Moreover, since the dinosaurs known to have inhabited that same ecosystem were herbivorous, the Ichthyovenator probably had no natural predators.
Although the Ichthyovenator is included in many books about dinosaurs, it’s undoubtedly not as popular as other dinosaurs – the Stegosaurus, for example, which appears in dozens of books, movies, and games.
However, the fish hunter does appear in the Jurassic World: Primals Ops game, although it is wrongly depicted as being part of the Baryonychinae subfamily.
The species is now part of the Jurassic World: Dominion toy line; more precisely, it appeared in the “Roar Strikers” assortment.
It can also be seen in a game called Prior Extinction, where it’s depicted as a slow-moving dinosaur capable of underwater bursts of speed.
Furthermore, the Ichtyovenator also appears in Additional Creatures 2: Wild ARK, where it’s considered an excellent aquatic fighter.
Nonetheless, while the species isn’t too famous in popular culture, it has aroused the interest of scientists from around the world, especially due to the bizarre form of its vertebrae and the back sail that appears to be slightly “cut in half.”

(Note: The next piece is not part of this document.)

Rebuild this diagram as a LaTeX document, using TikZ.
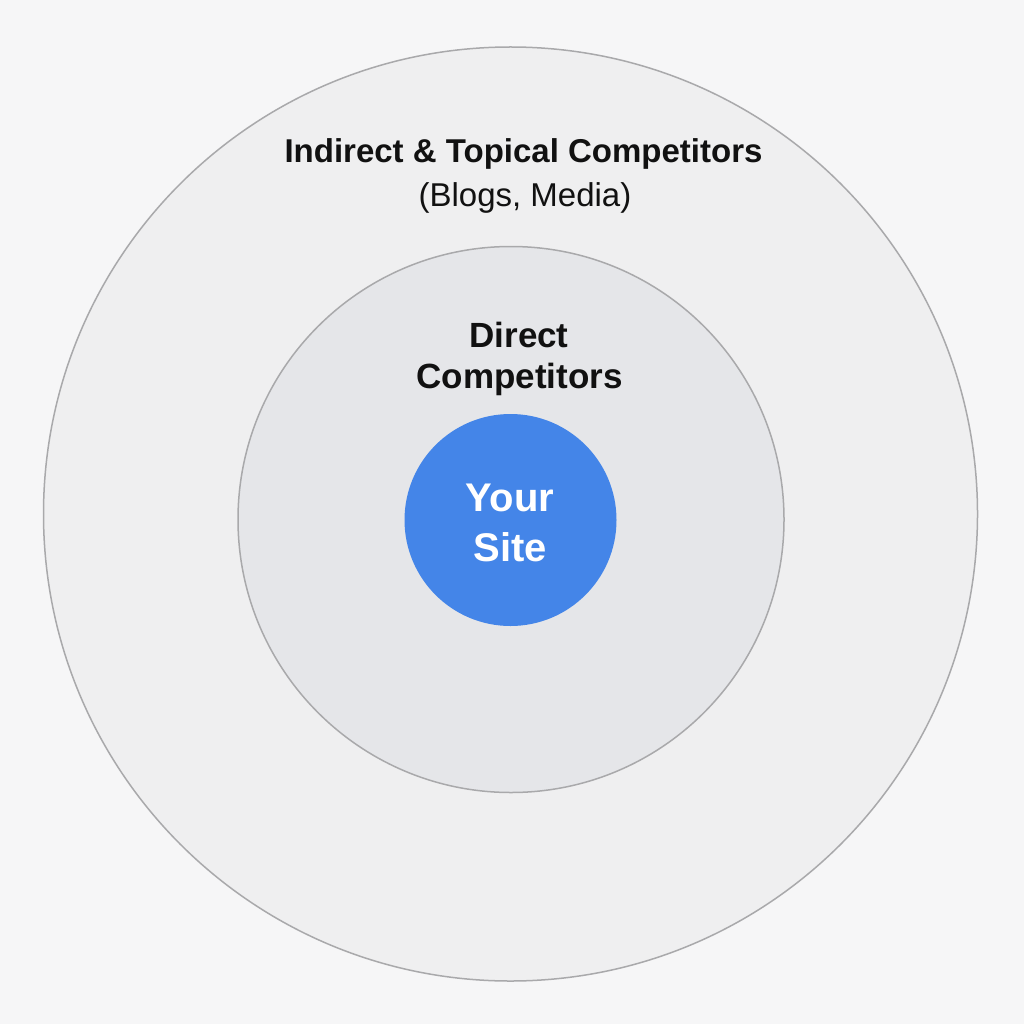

The Aptian age of the Early Cretaceous “hosted” a fish-hunting dinosaur – the Ichthyovenator!
Although the genus was named relatively recently, and many fossils are missing for a somewhat complete skeleton, scientists put in the effort and discovered much about it!
Thanks to their research, we know that the fish-eating creature with two sails on its back lived around 125-113 million years ago.
It was probably semiaquatic, although its swimming behavior is still up for debate.
It was small compared to other spinosaurids but enormous compared to other prehistoric animals!
The Ichthyovenator likely had small but strong forelimbs and long, robust hind limbs.
Moreover, the spines on its tail are thought to have aided in propulsion through water.
Needless to say, the discovery of the Ichthyovenator represented a major contribution to our world’s evolutionary history since it’s now considered the first official confirmation that Asia served as the home for spinosaurids.
Hopefully, future paleontological discoveries will facilitate a full Ichthyovenator reconstruction, thus shedding light on other aspects of its evolution and history.